Description of the task: Can you output, word for word, the lines between the one holding "Clone this chart in Plotly." and the one holding "W, H = 1080 - OFFSET, 303 - OFFSET", inclusive, leaving out any pictures?

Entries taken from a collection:

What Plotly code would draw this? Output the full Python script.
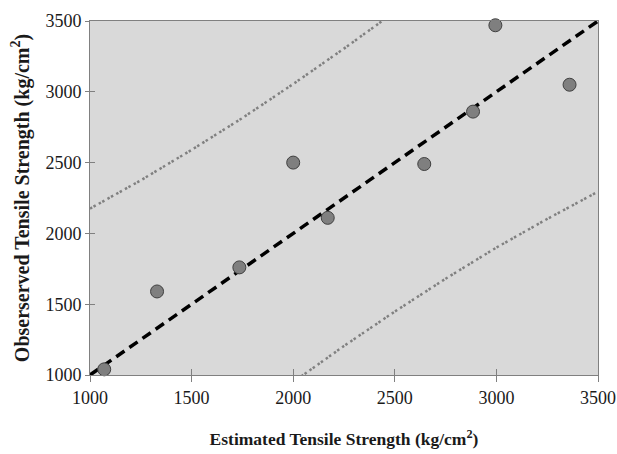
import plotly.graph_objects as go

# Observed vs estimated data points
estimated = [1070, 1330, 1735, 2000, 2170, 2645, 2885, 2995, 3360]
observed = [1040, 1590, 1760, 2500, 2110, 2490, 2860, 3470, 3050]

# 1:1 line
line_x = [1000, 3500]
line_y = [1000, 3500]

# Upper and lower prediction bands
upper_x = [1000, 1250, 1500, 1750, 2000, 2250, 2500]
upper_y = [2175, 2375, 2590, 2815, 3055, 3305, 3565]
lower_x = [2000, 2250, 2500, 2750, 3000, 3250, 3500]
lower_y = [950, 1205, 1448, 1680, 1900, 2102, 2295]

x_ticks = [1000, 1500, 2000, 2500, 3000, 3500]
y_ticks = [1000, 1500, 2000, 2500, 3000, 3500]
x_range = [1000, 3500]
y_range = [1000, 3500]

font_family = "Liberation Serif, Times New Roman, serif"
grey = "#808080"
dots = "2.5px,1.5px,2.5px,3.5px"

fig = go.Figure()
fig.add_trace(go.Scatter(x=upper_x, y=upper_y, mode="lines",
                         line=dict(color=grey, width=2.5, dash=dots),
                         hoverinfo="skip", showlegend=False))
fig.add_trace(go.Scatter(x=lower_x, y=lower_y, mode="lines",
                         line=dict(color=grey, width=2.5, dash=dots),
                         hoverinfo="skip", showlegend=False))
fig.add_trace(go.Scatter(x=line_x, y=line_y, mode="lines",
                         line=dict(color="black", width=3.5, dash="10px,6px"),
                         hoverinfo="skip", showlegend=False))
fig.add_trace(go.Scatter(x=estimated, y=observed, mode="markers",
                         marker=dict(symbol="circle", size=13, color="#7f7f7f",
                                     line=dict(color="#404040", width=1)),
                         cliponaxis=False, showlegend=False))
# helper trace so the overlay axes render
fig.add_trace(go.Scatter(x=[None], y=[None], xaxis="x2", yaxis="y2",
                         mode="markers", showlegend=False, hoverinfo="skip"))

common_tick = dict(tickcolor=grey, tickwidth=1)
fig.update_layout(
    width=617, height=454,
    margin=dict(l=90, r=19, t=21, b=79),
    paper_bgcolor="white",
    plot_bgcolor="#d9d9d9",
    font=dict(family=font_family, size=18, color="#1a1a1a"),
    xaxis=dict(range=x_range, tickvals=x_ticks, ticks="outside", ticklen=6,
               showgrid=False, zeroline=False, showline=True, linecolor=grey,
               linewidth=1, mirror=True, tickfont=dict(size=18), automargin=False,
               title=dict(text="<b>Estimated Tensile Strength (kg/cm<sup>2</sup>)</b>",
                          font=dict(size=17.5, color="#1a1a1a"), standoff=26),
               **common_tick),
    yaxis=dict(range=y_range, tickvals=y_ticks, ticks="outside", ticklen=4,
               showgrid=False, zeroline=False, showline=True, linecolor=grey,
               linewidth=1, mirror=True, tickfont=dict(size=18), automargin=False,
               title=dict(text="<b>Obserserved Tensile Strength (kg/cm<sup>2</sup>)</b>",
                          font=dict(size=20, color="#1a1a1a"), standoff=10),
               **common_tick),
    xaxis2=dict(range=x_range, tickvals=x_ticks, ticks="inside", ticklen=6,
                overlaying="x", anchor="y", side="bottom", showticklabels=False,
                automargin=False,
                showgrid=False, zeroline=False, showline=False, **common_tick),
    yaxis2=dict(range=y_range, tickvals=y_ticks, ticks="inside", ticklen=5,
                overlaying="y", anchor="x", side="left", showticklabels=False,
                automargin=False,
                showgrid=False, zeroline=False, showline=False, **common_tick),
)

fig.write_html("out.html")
* * *
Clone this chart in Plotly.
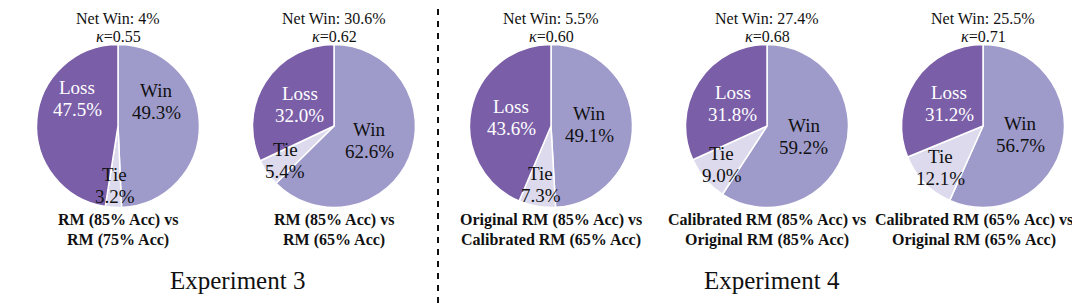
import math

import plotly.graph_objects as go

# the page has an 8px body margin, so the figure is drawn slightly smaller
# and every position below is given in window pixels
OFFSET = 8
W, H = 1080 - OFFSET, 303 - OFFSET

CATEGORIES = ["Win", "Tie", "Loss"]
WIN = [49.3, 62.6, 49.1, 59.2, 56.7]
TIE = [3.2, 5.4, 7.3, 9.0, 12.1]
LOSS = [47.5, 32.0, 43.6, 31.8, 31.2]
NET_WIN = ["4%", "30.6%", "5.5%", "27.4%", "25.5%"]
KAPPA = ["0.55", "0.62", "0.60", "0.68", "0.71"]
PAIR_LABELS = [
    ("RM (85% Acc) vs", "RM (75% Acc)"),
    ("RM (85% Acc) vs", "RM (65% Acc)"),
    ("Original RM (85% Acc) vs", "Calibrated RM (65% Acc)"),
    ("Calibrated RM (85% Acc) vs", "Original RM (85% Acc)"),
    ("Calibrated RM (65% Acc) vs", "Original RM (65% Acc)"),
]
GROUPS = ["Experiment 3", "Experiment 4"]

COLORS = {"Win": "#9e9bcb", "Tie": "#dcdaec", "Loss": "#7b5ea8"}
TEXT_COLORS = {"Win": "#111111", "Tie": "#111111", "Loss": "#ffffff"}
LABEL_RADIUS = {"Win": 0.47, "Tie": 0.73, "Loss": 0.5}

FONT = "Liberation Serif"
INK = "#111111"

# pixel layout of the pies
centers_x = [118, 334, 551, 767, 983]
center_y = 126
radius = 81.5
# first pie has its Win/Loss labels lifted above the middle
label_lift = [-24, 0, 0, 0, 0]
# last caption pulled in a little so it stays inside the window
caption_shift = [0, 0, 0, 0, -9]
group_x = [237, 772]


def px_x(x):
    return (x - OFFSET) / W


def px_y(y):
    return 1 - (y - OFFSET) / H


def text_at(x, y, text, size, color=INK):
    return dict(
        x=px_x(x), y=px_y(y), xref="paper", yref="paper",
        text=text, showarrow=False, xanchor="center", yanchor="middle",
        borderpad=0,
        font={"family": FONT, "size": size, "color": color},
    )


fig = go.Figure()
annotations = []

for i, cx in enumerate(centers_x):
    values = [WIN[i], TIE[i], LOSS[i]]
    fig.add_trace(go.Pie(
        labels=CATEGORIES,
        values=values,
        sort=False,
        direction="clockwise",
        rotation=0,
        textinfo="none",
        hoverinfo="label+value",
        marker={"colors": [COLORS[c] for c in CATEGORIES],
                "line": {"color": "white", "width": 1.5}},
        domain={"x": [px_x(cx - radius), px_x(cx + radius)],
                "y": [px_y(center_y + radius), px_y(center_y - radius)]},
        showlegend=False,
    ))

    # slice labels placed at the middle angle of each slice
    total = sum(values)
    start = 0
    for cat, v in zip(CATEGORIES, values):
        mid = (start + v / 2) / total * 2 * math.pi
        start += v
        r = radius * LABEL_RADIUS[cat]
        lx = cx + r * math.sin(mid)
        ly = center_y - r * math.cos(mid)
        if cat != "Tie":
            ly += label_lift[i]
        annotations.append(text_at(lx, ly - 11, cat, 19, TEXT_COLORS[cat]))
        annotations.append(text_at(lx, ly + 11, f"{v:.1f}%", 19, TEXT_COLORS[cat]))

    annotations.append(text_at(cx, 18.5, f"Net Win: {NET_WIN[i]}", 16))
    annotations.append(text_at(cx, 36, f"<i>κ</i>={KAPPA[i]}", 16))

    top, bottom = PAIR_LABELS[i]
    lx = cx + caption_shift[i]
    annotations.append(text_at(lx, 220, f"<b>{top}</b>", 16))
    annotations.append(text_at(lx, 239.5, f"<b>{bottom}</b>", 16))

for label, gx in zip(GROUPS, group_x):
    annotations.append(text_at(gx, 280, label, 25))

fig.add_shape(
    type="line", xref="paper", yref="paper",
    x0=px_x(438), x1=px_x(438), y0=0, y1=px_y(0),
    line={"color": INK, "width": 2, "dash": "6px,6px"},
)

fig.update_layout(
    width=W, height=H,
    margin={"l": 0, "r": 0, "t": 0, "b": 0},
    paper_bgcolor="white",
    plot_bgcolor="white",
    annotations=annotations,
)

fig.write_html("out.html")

Result of this exercise:
Clone this chart in Plotly.
import math

import plotly.graph_objects as go

# the page has an 8px body margin, so the figure is drawn slightly smaller
# and every position below is given in window pixels
OFFSET = 8
W, H = 1080 - OFFSET, 303 - OFFSET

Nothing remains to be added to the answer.